In the material below, please retype the lines from the very first through the one with "const depthTicks = [0, 0.5, 1.0, 1.5, 2.0, 2.5, 3.0, 3.5];", exactly and without pictures.

--- Start ---

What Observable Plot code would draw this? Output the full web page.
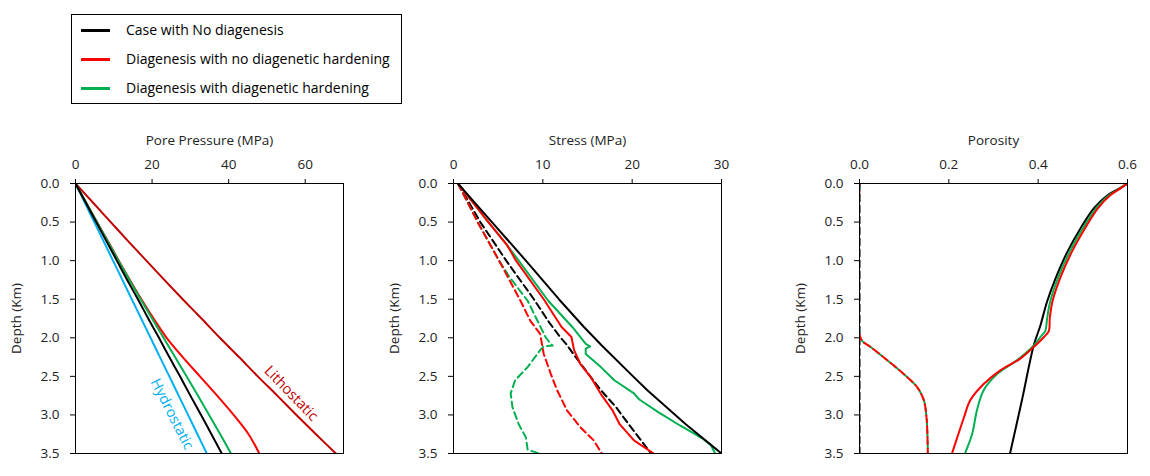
<!DOCTYPE html>
<html>
<head>
<meta charset="utf-8">
<script src="https://cdn.jsdelivr.net/npm/d3@7"></script>
<script src="https://cdn.jsdelivr.net/npm/@observablehq/plot@0.6"></script>
<style>
  body { margin: 0; background: #fff; font-family: "Open Sans", sans-serif; }
  #root { position: relative; width: 1150px; height: 476px; overflow: hidden; background: #fff; }
  .panel { position: absolute; top: 120px; }
  #legend { position: absolute; left: 71px; top: 14px; width: 331px; height: 90px; border: 1px solid #000; box-sizing: border-box; }
  .lg-row { position: absolute; left: 0; height: 20px; }
  .lg-swatch { position: absolute; left: 9px; width: 29px; height: 3px; }
  .lg-text { position: absolute; left: 54px; white-space: nowrap; font-size: 14px; color: #000; line-height: 20px; }
</style>
</head>
<body>
<div id="root">
  <div id="legend"></div>
</div>
<script>
// ---------- legend / series ----------
const seriesNames = ["Case with No diagenesis", "Diagenesis with no diagenetic hardening", "Diagenesis with diagenetic hardening"];
const seriesColors = ["#000000", "#FF0000", "#00B050"];
const hydroColor = "#00B0F0";
const lithoColor = "#C00000";

// ---------- Depth axis ----------
const depthTicks = [0, 0.5, 1.0, 1.5, 2.0, 2.5, 3.0, 3.5];

// ---------- Panel 1: Pore pressure (MPa) vs depth (km) ----------
const ppDepth        = [0, 0.25, 0.5, 0.75, 1.0, 1.25, 1.5, 1.75, 2.0, 2.25, 2.5, 2.75, 3.0, 3.25, 3.5];
const ppHydrostatic  = [0, 2.45, 4.9, 7.35, 9.8, 12.25, 14.7, 17.15, 19.6, 22.05, 24.5, 26.95, 29.4, 31.85, 34.3];
const ppLithostatic  = [0, 4.6, 9.2, 13.8, 18.5, 23.2, 28.0, 32.9, 37.7, 42.7, 47.6, 52.7, 57.7, 62.8, 68.0];
const ppNoDiagenesis = [0, 2.7, 5.4, 8.1, 10.8, 13.5, 16.3, 19.0, 21.8, 24.5, 27.3, 30.0, 32.8, 35.5, 38.2];
const ppDiagNoHard   = [0, 2.8, 5.6, 8.5, 11.3, 14.2, 17.2, 20.4, 23.8, 28.0, 32.5, 37.0, 41.3, 45.2, 48.0];
const ppDiagHard     = [0, 2.8, 5.6, 8.4, 11.2, 14.1, 17.0, 20.0, 23.0, 26.0, 29.0, 32.0, 34.9, 37.8, 40.6];
const ppTicks = [0, 20, 40, 60];
const ppLabels = [
  {text: "Hydrostatic", value: 25.2, depth: 2.99},
  {text: "Lithostatic", value: 56.3, depth: 2.72}
];

// ---------- Panel 2: Stress (MPa) vs depth, [depth, stress] ----------
const stNoDiagSolid = [[0,0.5],[0.25,2.4],[0.5,4.3],[1.0,8.1],[1.5,11.8],[1.86,14.6],[2.1,16.6],[2.5,20.1],[2.68,21.7],[3.12,26.0],[3.5,30.0]];
const stNoHardSolid = [[0,0.5],[0.5,3.9],[0.8,6.0],[1.0,7.0],[1.5,10.1],[1.86,12.1],[1.99,13.2],[2.16,13.5],[2.34,14.2],[2.5,15.3],[2.73,16.5],[2.94,17.8],[3.12,18.6],[3.33,20.2],[3.5,22.4]];
const stHardSolid   = [[0,0.5],[0.5,3.9],[0.8,6.0],[1.0,7.3],[1.52,10.6],[1.86,13.3],[2.08,14.8],[2.11,15.3],[2.14,14.8],[2.21,14.8],[2.38,16.5],[2.55,18.0],[2.72,20.2],[2.80,20.8],[2.97,23.0],[3.14,25.4],[3.30,27.8],[3.39,28.8],[3.5,29.3]];
const stNoDiagDash  = [[0,0.5],[0.5,3.0],[1.0,5.9],[1.5,9.0],[1.8,10.7],[2.0,12.0],[2.08,12.6],[2.3,14.0],[2.5,15.3],[2.68,16.5],[2.9,18.2],[3.12,19.6],[3.3,20.8],[3.5,22.1]];
const stNoHardDash  = [[0,0.5],[0.5,2.7],[1.0,5.1],[1.52,7.5],[1.78,8.6],[1.95,9.7],[2.08,9.9],[2.21,10.1],[2.47,10.9],[2.68,11.6],[2.94,12.7],[3.16,14.2],[3.33,15.7],[3.5,16.6]];
const stHardDash    = [[0,0.5],[0.5,2.7],[1.0,5.1],[1.2,6.2],[1.52,8.3],[1.78,9.4],[1.99,10.3],[2.07,10.8],[2.10,11.1],[2.11,10.1],[2.16,9.7],[2.38,8.3],[2.55,6.9],[2.72,6.4],[2.90,6.6],[3.12,7.3],[3.29,8.1],[3.45,8.3],[3.5,9.6]];
const stTicks = [0, 10, 20, 30];

// ---------- Panel 3: Porosity vs depth, [depth, porosity] ----------
const phNoDiagSolid = [[0,0.6],[0.08,0.577],[0.15,0.556],[0.32,0.525],[0.58,0.495],[0.89,0.465],[1.23,0.439],[1.53,0.42],[1.84,0.405],[2.1,0.39],[2.8,0.364],[3.5,0.337]];
const phNoHardSolid = [[0,0.6],[0.08,0.58],[0.15,0.562],[0.32,0.534],[0.58,0.505],[0.89,0.475],[1.23,0.449],[1.53,0.432],[1.75,0.426],[1.91,0.424],[1.99,0.413],[2.12,0.39],[2.27,0.36],[2.42,0.316],[2.60,0.278],[2.81,0.248],[3.03,0.234],[3.29,0.219],[3.5,0.207]];
const phHardSolid   = [[0,0.6],[0.08,0.579],[0.15,0.559],[0.32,0.53],[0.58,0.5],[0.89,0.47],[1.23,0.444],[1.53,0.427],[1.75,0.42],[1.91,0.416],[1.99,0.405],[2.12,0.387],[2.29,0.353],[2.47,0.308],[2.68,0.278],[2.94,0.263],[3.25,0.252],[3.5,0.236]];
const phNoDiagDash  = [[0,0],[3.5,0]];
const phNoHardDash  = [[0,0],[1.95,0],[2.04,0.006],[2.12,0.025],[2.29,0.062],[2.47,0.099],[2.64,0.129],[2.81,0.144],[3.03,0.15],[3.25,0.152],[3.5,0.153]];
const phHardDash    = [[0,0],[1.95,0],[2.04,0.006],[2.12,0.025],[2.29,0.062],[2.47,0.099],[2.64,0.129],[2.81,0.144],[3.03,0.15],[3.25,0.152],[3.5,0.153]];
const phTicks = [0, 0.2, 0.4, 0.6];

// ---------- helpers ----------
const FONT = "Open Sans";
const DASH = "7,4";
const pairsFrom = (depths, values) => depths.map((d, i) => [d, values[i]]);

function lineMark(data, color, {dashed = false, offset = 0, curve = "linear"} = {}) {
  return Plot.line(data, {
    x: d => d[1], y: d => d[0],
    stroke: color, strokeWidth: 2,
    strokeDasharray: dashed ? DASH : undefined,
    strokeDashoffset: offset,
    curve,
    clip: true
  });
}

function makePanel({left, marginLeft, width, xDomain, xTicks, xFormat, xLabel, marks}) {
  const svg = Plot.plot({
    width, height: 356,
    marginLeft, marginRight: width - marginLeft - 268, marginTop: 63, marginBottom: 23,
    style: {fontFamily: FONT, background: "#fff", color: "#000", overflow: "visible"},
    x: {domain: xDomain},
    y: {domain: [0, 3.5], reverse: true},
    marks: [
      ...marks,
      Plot.frame({stroke: "#000", strokeWidth: 1}),
      Plot.axisX({anchor: "top", ticks: xTicks, tickFormat: xFormat, tickSize: 5, tickPadding: 10,
        fontSize: 13.5, fill: "#222", label: xLabel, labelAnchor: "center", labelOffset: 48, labelArrow: "none"}),
      Plot.axisY({anchor: "left", ticks: depthTicks, tickFormat: d3.format(".1f"), tickSize: 5, tickPadding: 11,
        fontSize: 13.5, fill: "#222", label: "Depth (Km)", labelAnchor: "center", labelOffset: 64, labelArrow: "none"})
    ]
  });
  svg.classList.add("panel");
  svg.style.left = left + "px";
  document.getElementById("root").appendChild(svg);
}

const smooth = {curve: "catmull-rom"};

// ---------- Panel 1 ----------
makePanel({
  left: 0, marginLeft: 75, width: 362,
  xDomain: [0, 70], xTicks: ppTicks, xFormat: d3.format("d"), xLabel: "Pore Pressure (MPa)",
  marks: [
    lineMark(pairsFrom(ppDepth, ppLithostatic), lithoColor, smooth),
    lineMark(pairsFrom(ppDepth, ppHydrostatic), hydroColor, smooth),
    lineMark(pairsFrom(ppDepth, ppDiagNoHard), seriesColors[1], smooth),
    lineMark(pairsFrom(ppDepth, ppDiagHard), seriesColors[2], smooth),
    lineMark(pairsFrom(ppDepth, ppNoDiagenesis), seriesColors[0], smooth),
    Plot.text([ppLabels[0]], {x: "value", y: "depth", text: "text", rotate: 63, fill: hydroColor, fontSize: 14.5, fontFamily: FONT}),
    Plot.text([ppLabels[1]], {x: "value", y: "depth", text: "text", rotate: 46, fill: lithoColor, fontSize: 14.5, fontFamily: FONT})
  ]
});

// ---------- Panel 2 ----------
makePanel({
  left: 380, marginLeft: 73, width: 360,
  xDomain: [0, 30], xTicks: stTicks, xFormat: d3.format("d"), xLabel: "Stress (MPa)",
  marks: [
    lineMark(stNoDiagDash, seriesColors[0], {dashed: true}),
    lineMark(stHardDash, seriesColors[2], {dashed: true}),
    lineMark(stNoHardDash, seriesColors[1], {dashed: true}),
    lineMark(stHardSolid, seriesColors[2]),
    lineMark(stNoHardSolid, seriesColors[1]),
    lineMark(stNoDiagSolid, seriesColors[0])
  ]
});

// ---------- Panel 3 ----------
makePanel({
  left: 780, marginLeft: 79, width: 370,
  xDomain: [0, 0.6], xTicks: phTicks, xFormat: d3.format(".1f"), xLabel: "Porosity",
  marks: [
    lineMark(phNoDiagDash, seriesColors[0], {dashed: true}),
    lineMark(phHardDash, seriesColors[2], {dashed: true, curve: "catmull-rom"}),
    lineMark(phNoHardDash, seriesColors[1], {dashed: true, offset: 4, curve: "catmull-rom"}),
    lineMark(phNoDiagSolid, seriesColors[0], smooth),
    lineMark(phHardSolid, seriesColors[2], smooth),
    lineMark(phNoHardSolid, seriesColors[1], smooth)
  ]
});

// ---------- Legend ----------
const legend = document.getElementById("legend");
seriesNames.forEach((name, i) => {
  const row = document.createElement("div");
  row.className = "lg-row";
  row.style.top = (5 + i * 29) + "px";
  const sw = document.createElement("div");
  sw.className = "lg-swatch";
  sw.style.background = seriesColors[i];
  sw.style.top = "8.5px";
  const tx = document.createElement("div");
  tx.className = "lg-text";
  tx.textContent = name;
  tx.style.top = "0px";
  row.appendChild(sw);
  row.appendChild(tx);
  legend.appendChild(row);
});
</script>
</body>
</html>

--- End ---

* SOLUTION TO THIS PROBLEM:
What Observable Plot code would draw this? Output the full web page.
<!DOCTYPE html>
<html>
<head>
<meta charset="utf-8">
<script src="https://cdn.jsdelivr.net/npm/d3@7"></script>
<script src="https://cdn.jsdelivr.net/npm/@observablehq/plot@0.6"></script>
<style>
  body { margin: 0; background: #fff; font-family: "Open Sans", sans-serif; }
  #root { position: relative; width: 1150px; height: 476px; overflow: hidden; background: #fff; }
  .panel { position: absolute; top: 120px; }
  #legend { position: absolute; left: 71px; top: 14px; width: 331px; height: 90px; border: 1px solid #000; box-sizing: border-box; }
  .lg-row { position: absolute; left: 0; height: 20px; }
  .lg-swatch { position: absolute; left: 9px; width: 29px; height: 3px; }
  .lg-text { position: absolute; left: 54px; white-space: nowrap; font-size: 14px; color: #000; line-height: 20px; }
</style>
</head>
<body>
<div id="root">
  <div id="legend"></div>
</div>
<script>
// ---------- legend / series ----------
const seriesNames = ["Case with No diagenesis", "Diagenesis with no diagenetic hardening", "Diagenesis with diagenetic hardening"];
const seriesColors = ["#000000", "#FF0000", "#00B050"];
const hydroColor = "#00B0F0";
const lithoColor = "#C00000";

// ---------- Depth axis ----------
const depthTicks = [0, 0.5, 1.0, 1.5, 2.0, 2.5, 3.0, 3.5];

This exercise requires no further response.